Short exercise
Omit every picture and output the rest of the records exactly as they are.

Given data
———
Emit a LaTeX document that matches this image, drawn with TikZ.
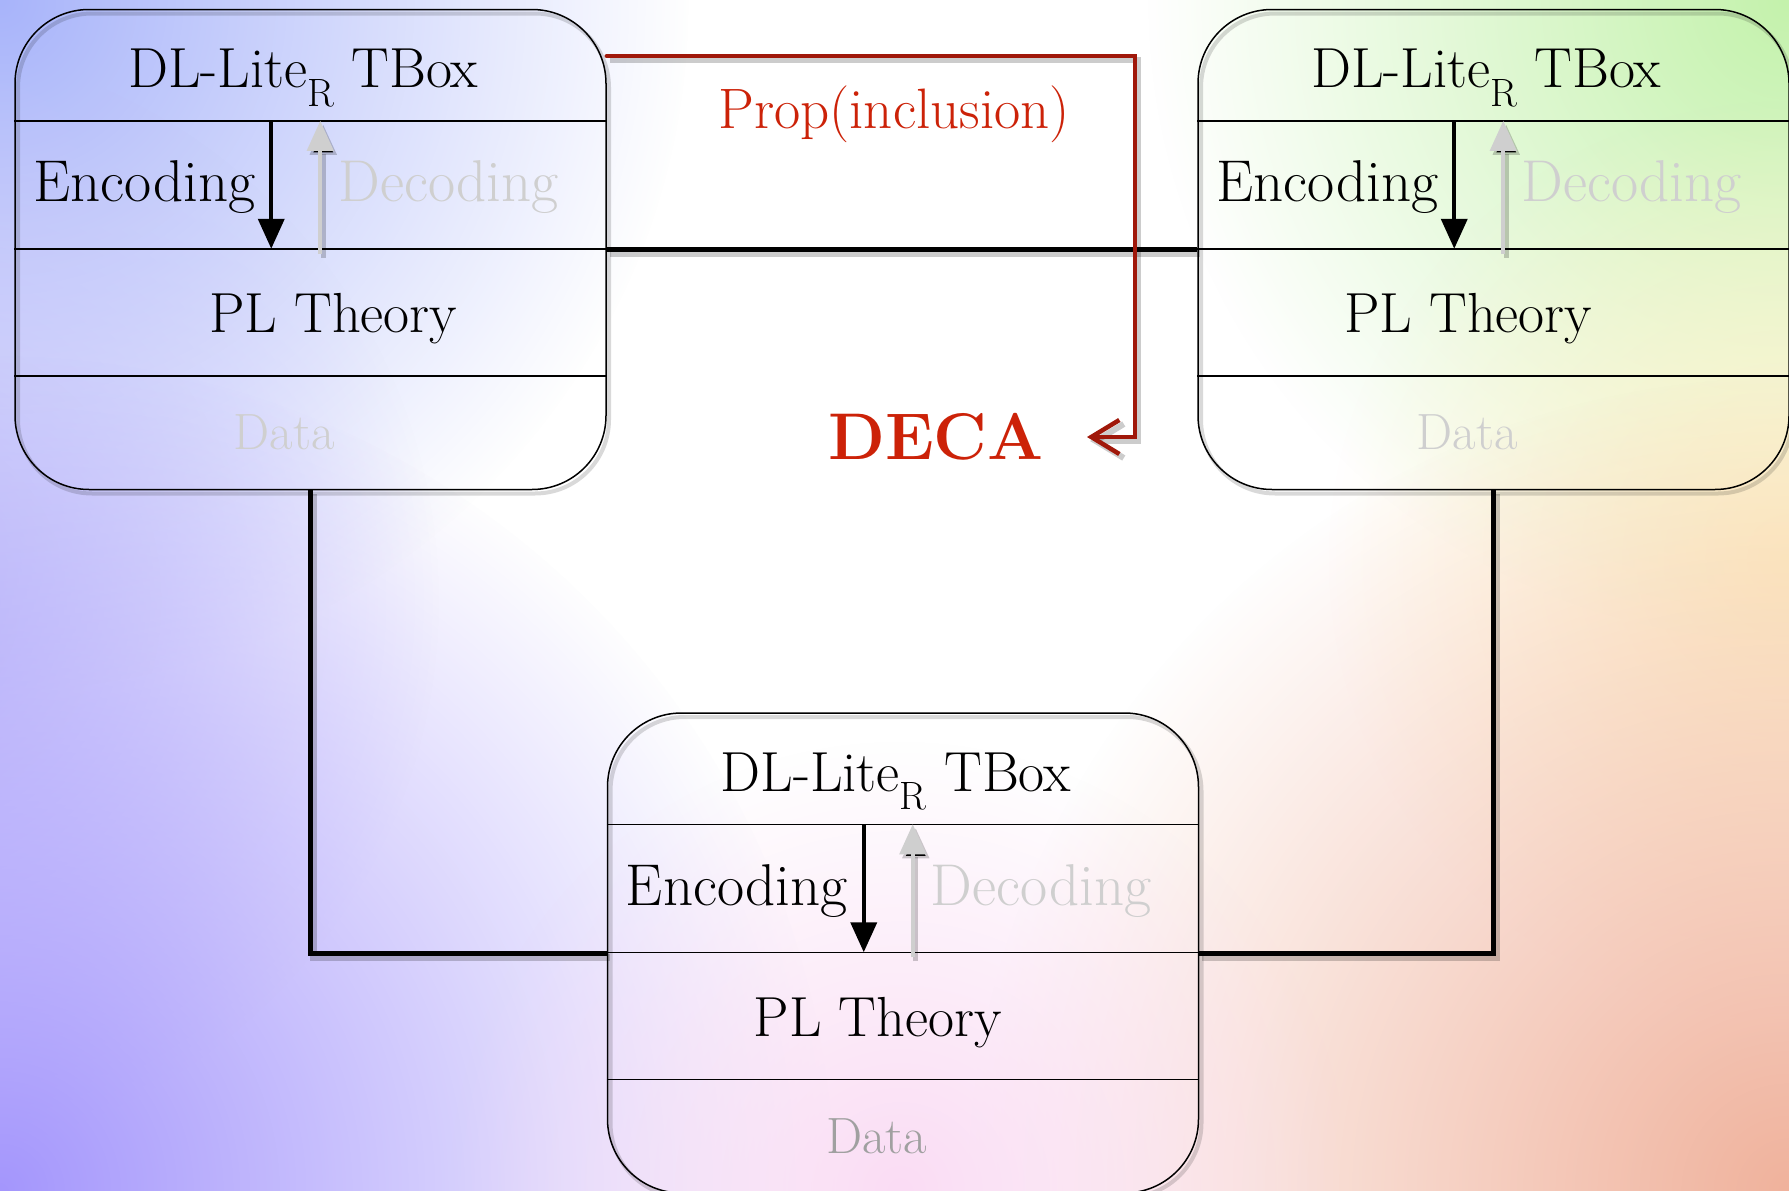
\documentclass[tikz,border=0pt]{standalone}
\usepackage{fontspec}
\usetikzlibrary{arrows.meta,fadings,calc}
\definecolor{bgblue}{HTML}{A8B4FA}
\definecolor{bgpurple}{HTML}{A496FC}
\definecolor{bglav}{HTML}{C4C2FA}
\definecolor{bggreen}{HTML}{C4F2AC}
\definecolor{bgyellow}{HTML}{FFF2C8}
\definecolor{bgsalmon}{HTML}{F0B29C}
\definecolor{bgpink}{HTML}{FADCF4}
\definecolor{decared}{HTML}{CC2208}
\definecolor{redline}{HTML}{A0180A}
\definecolor{lightgray}{HTML}{CFCFCF}
\definecolor{datagray}{HTML}{A0A0A0}
\tikzfading[name=blobfade, inner color=transparent!0, outer color=transparent!100]
\newcommand\titlefont{\fontsize{56.5}{62}\selectfont}
\newcommand\codefont{\fontsize{59}{64}\selectfont}
\newcommand\plfont{\fontsize{56.5}{62}\selectfont}
\newcommand\datafont{\fontsize{51}{56}\selectfont}
\newcommand\propfont{\fontsize{57}{62}\selectfont}
\newcommand\decafont{\fontsize{66}{72}\selectfont\bfseries}
\tikzset{
  box/.style={draw, line width=1.5pt, rounded corners=74pt, minimum width=591pt,
    minimum height=480pt, inner sep=0pt,
    preaction={draw=black, draw opacity=0.15, line width=4pt, transform canvas={shift={(3pt,-4pt)}}}},
  divider/.style={draw, line width=1.5pt},
  lshadow/.style={preaction={draw=black, draw opacity=0.2, line width=#1, transform canvas={shift={(3pt,-4pt)}}}},
  conn/.style={draw=black, line width=5pt, lshadow=7pt},
  redconn/.style={draw=redline, line width=4.5pt, lshadow=6pt},
  encarrow/.style={draw=black, line width=4pt, -{Triangle[length=30pt,width=26pt]}},
  decarrow/.style={draw=lightgray, line width=4pt, -{Triangle[length=30pt,width=26pt]}, lshadow=5pt},
  txt/.style={inner sep=0pt, anchor=base}
}
\begin{document}
\begin{tikzpicture}[x=1pt,y=-1pt]
\useasboundingbox (0,0) rectangle (1789,1191);
% background
\begin{scope}
\clip (0,0) rectangle (1789,1191);
\fill[white] (0,0) rectangle (1789,1191);
\fill[bgblue, path fading=blobfade] (0,0) circle (690pt);
\fill[bglav, path fading=blobfade] (-120,600) circle (560pt);
\fill[bgpurple, path fading=blobfade] (0,1191) circle (840pt);
\fill[bggreen, path fading=blobfade] (1789,0) circle (640pt);
\fill[bgyellow, path fading=blobfade] (1789,560) circle (460pt);
\fill[bgsalmon, path fading=blobfade] (1789,1191) circle (820pt);
\fill[bgpink, path fading=blobfade] (900,1191) circle (450pt);
\end{scope}
% boxes
\node[box] (L) at (310.5,249.5) {};
\node[box] (R) at (1493.5,249.5) {};
\node[box] (B) at (903,953) {};
\foreach \b/\plx/\dcol in {L/319/lightgray, R/271/lightgray, B/271/datagray} {
  \draw[divider] ($(\b.north west)+(0,112)$) -- ($(\b.north east)+(0,112)$);
  \draw[divider] ($(\b.north west)+(0,240)$) -- ($(\b.north east)+(0,240)$);
  \draw[divider] ($(\b.north west)+(0,367)$) -- ($(\b.north east)+(0,367)$);
  \node[txt, font=\titlefont] (\b-title) at ($(\b.north west)+(289,79)$) {DL-Lite\textsubscript{R} TBox};
  \node[txt, font=\codefont, anchor=base west] (\b-enc) at ($(\b.north west)+(19,193)$) {Encoding};
  \node[txt, font=\codefont, anchor=base west, text=lightgray] (\b-dec) at ($(\b.north west)+(324,193)$) {Decoding};
  \node[txt, font=\plfont] (\b-pl) at ($(\b.north west)+(\plx,324)$) {PL Theory};
  \node[txt, font=\datafont, text=\dcol] (\b-data) at ($(\b.north west)+(270,441)$) {Data};
  \coordinate (\b-e1) at ($(\b.north west)+(257,112)$);
  \coordinate (\b-e2) at ($(\b.north west)+(257,240)$);
  \coordinate (\b-d1) at ($(\b.north west)+(306,245)$);
  \coordinate (\b-d2) at ($(\b.north west)+(306,112)$);
  \draw[decarrow] (\b-d1) -- (\b-d2);
  \draw[encarrow] (\b-e1) -- (\b-e2);
}
% connectors
\draw[conn] (L.east) -- (R.west);
\draw[conn] (L.south) |- (B.west);
\draw[conn] (R.south) |- (B.east);
% red
\node[txt, font=\propfont, text=decared] (prop) at (894,128) {Prop(inclusion)};
\node[inner sep=0pt, font=\decafont, text=decared] (DECA) at (936,437) {DECA};
\coordinate (redstart) at (L.east |- 0,56);
\coordinate (redcorner) at (1135,56);
\coordinate (decain) at (1087,437);
\draw[redconn, line cap=round, line join=miter, -{Straight Barb[length=28pt,width=34pt]}] (redstart) -- (redcorner) |- (decain);
\end{tikzpicture}
\end{document}
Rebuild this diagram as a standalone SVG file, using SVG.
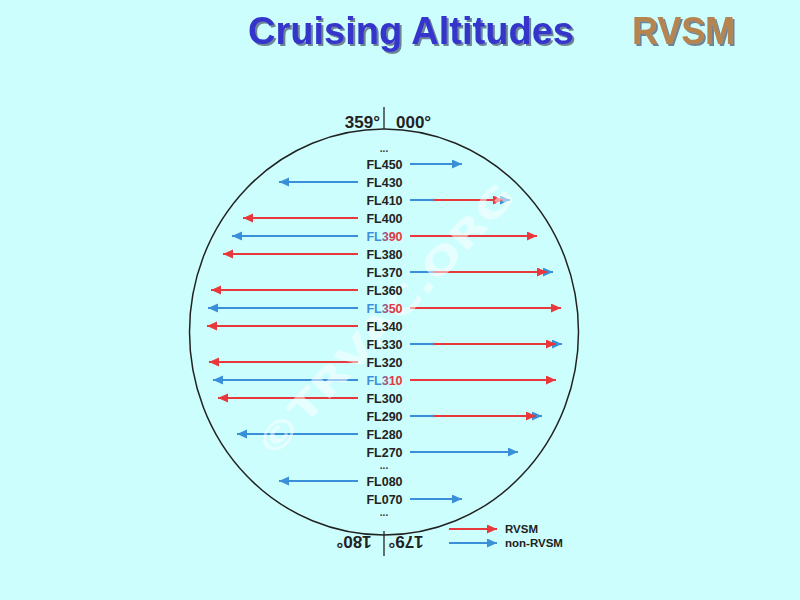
———
Answer to the task
Emit a LaTeX document that matches this image, drawn with TikZ.
\documentclass[tikz,border=0pt]{standalone}
\usepackage{fontspec}
\usetikzlibrary{arrows.meta,fadings,calc}
\definecolor{bgblue}{HTML}{A8B4FA}
\definecolor{bgpurple}{HTML}{A496FC}
\definecolor{bglav}{HTML}{C4C2FA}
\definecolor{bggreen}{HTML}{C4F2AC}
\definecolor{bgyellow}{HTML}{FFF2C8}
\definecolor{bgsalmon}{HTML}{F0B29C}
\definecolor{bgpink}{HTML}{FADCF4}
\definecolor{decared}{HTML}{CC2208}
\definecolor{redline}{HTML}{A0180A}
\definecolor{lightgray}{HTML}{CFCFCF}
\definecolor{datagray}{HTML}{A0A0A0}
\tikzfading[name=blobfade, inner color=transparent!0, outer color=transparent!100]
\newcommand\titlefont{\fontsize{56.5}{62}\selectfont}
\newcommand\codefont{\fontsize{59}{64}\selectfont}
\newcommand\plfont{\fontsize{56.5}{62}\selectfont}
\newcommand\datafont{\fontsize{51}{56}\selectfont}
\newcommand\propfont{\fontsize{57}{62}\selectfont}
\newcommand\decafont{\fontsize{66}{72}\selectfont\bfseries}
\tikzset{
  box/.style={draw, line width=1.5pt, rounded corners=74pt, minimum width=591pt,
    minimum height=480pt, inner sep=0pt,
    preaction={draw=black, draw opacity=0.15, line width=4pt, transform canvas={shift={(3pt,-4pt)}}}},
  divider/.style={draw, line width=1.5pt},
  lshadow/.style={preaction={draw=black, draw opacity=0.2, line width=#1, transform canvas={shift={(3pt,-4pt)}}}},
  conn/.style={draw=black, line width=5pt, lshadow=7pt},
  redconn/.style={draw=redline, line width=4.5pt, lshadow=6pt},
  encarrow/.style={draw=black, line width=4pt, -{Triangle[length=30pt,width=26pt]}},
  decarrow/.style={draw=lightgray, line width=4pt, -{Triangle[length=30pt,width=26pt]}, lshadow=5pt},
  txt/.style={inner sep=0pt, anchor=base}
}
\begin{document}
\begin{tikzpicture}[x=1pt,y=-1pt]
\useasboundingbox (0,0) rectangle (1789,1191);
% background
\begin{scope}
\clip (0,0) rectangle (1789,1191);
\fill[white] (0,0) rectangle (1789,1191);
\fill[bgblue, path fading=blobfade] (0,0) circle (690pt);
\fill[bglav, path fading=blobfade] (-120,600) circle (560pt);
\fill[bgpurple, path fading=blobfade] (0,1191) circle (840pt);
\fill[bggreen, path fading=blobfade] (1789,0) circle (640pt);
\fill[bgyellow, path fading=blobfade] (1789,560) circle (460pt);
\fill[bgsalmon, path fading=blobfade] (1789,1191) circle (820pt);
\fill[bgpink, path fading=blobfade] (900,1191) circle (450pt);
\end{scope}
% boxes
\node[box] (L) at (310.5,249.5) {};
\node[box] (R) at (1493.5,249.5) {};
\node[box] (B) at (903,953) {};
\foreach \b/\plx/\dcol in {L/319/lightgray, R/271/lightgray, B/271/datagray} {
  \draw[divider] ($(\b.north west)+(0,112)$) -- ($(\b.north east)+(0,112)$);
  \draw[divider] ($(\b.north west)+(0,240)$) -- ($(\b.north east)+(0,240)$);
  \draw[divider] ($(\b.north west)+(0,367)$) -- ($(\b.north east)+(0,367)$);
  \node[txt, font=\titlefont] (\b-title) at ($(\b.north west)+(289,79)$) {DL-Lite\textsubscript{R} TBox};
  \node[txt, font=\codefont, anchor=base west] (\b-enc) at ($(\b.north west)+(19,193)$) {Encoding};
  \node[txt, font=\codefont, anchor=base west, text=lightgray] (\b-dec) at ($(\b.north west)+(324,193)$) {Decoding};
  \node[txt, font=\plfont] (\b-pl) at ($(\b.north west)+(\plx,324)$) {PL Theory};
  \node[txt, font=\datafont, text=\dcol] (\b-data) at ($(\b.north west)+(270,441)$) {Data};
  \coordinate (\b-e1) at ($(\b.north west)+(257,112)$);
  \coordinate (\b-e2) at ($(\b.north west)+(257,240)$);
  \coordinate (\b-d1) at ($(\b.north west)+(306,245)$);
  \coordinate (\b-d2) at ($(\b.north west)+(306,112)$);
  \draw[decarrow] (\b-d1) -- (\b-d2);
  \draw[encarrow] (\b-e1) -- (\b-e2);
}
% connectors
\draw[conn] (L.east) -- (R.west);
\draw[conn] (L.south) |- (B.west);
\draw[conn] (R.south) |- (B.east);
% red
\node[txt, font=\propfont, text=decared] (prop) at (894,128) {Prop(inclusion)};
\node[inner sep=0pt, font=\decafont, text=decared] (DECA) at (936,437) {DECA};
\coordinate (redstart) at (L.east |- 0,56);
\coordinate (redcorner) at (1135,56);
\coordinate (decain) at (1087,437);
\draw[redconn, line cap=round, line join=miter, -{Straight Barb[length=28pt,width=34pt]}] (redstart) -- (redcorner) |- (decain);
\end{tikzpicture}
\end{document}
Rebuild this diagram as a standalone SVG file, using SVG.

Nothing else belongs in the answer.